An estimated price per metric ton of CO₂ can also be used by planners to prioritize investment in climate adaptation. “Once there’s a concrete number,” Greenstone says, “it really organizes people’s thinking and helps lead to much more coherent policy.”

Solomon Hsiang, a professor of public policy at the University of California, Berkeley, and a co-director of the Climate Impact Lab, uses a what-if scenario to explain the need for understanding the cost of emissions. Imagine a startup that, for a fixed subscription fee, will revamp your everyday life to shield you from the impact of global warming. “We’re calculating what that startup should be charging you,” Hsiang says.

Not all economists take this approach. Some prefer to start with zero emissions by a certain date as a goal and then calculate the carbon price that would achieve that result. Others have adapted asset-pricing models to carbon dioxide, leading to a very high initial price that declines as pollution falls.

Climate Impact Lab’s methods have impressed leaders in climate economics. “This is extremely carefully done work,” says Maureen Cropper, an economist at the University of Maryland who co-led a 2017 National Academy of Sciences report on the social cost of carbon. “It’s really a model for how the social cost of carbon, or at least one component, should be calculated.”

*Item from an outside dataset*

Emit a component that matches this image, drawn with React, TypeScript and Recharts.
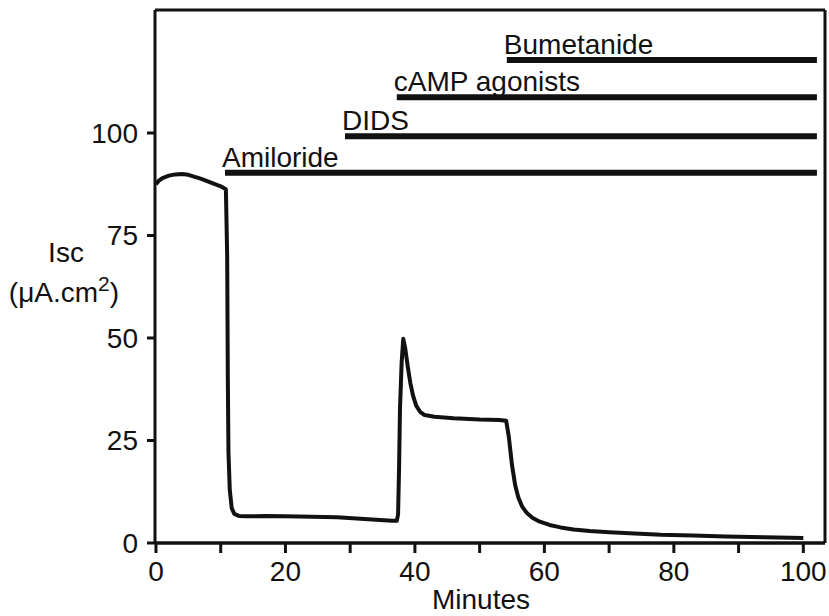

While economists may disagree on their estimates, the actual price for a ton of CO₂ is clearly more than the default—zero—that prevails in nations such as the U.S. that don’t impose financial consequences on emissions. The grand project of steering economic growth and investment to protect people from the hotter future needs to translate the misery and damage from climate change into dollars. That’s the best way to understand the role development can play in shaping life on a warming planet.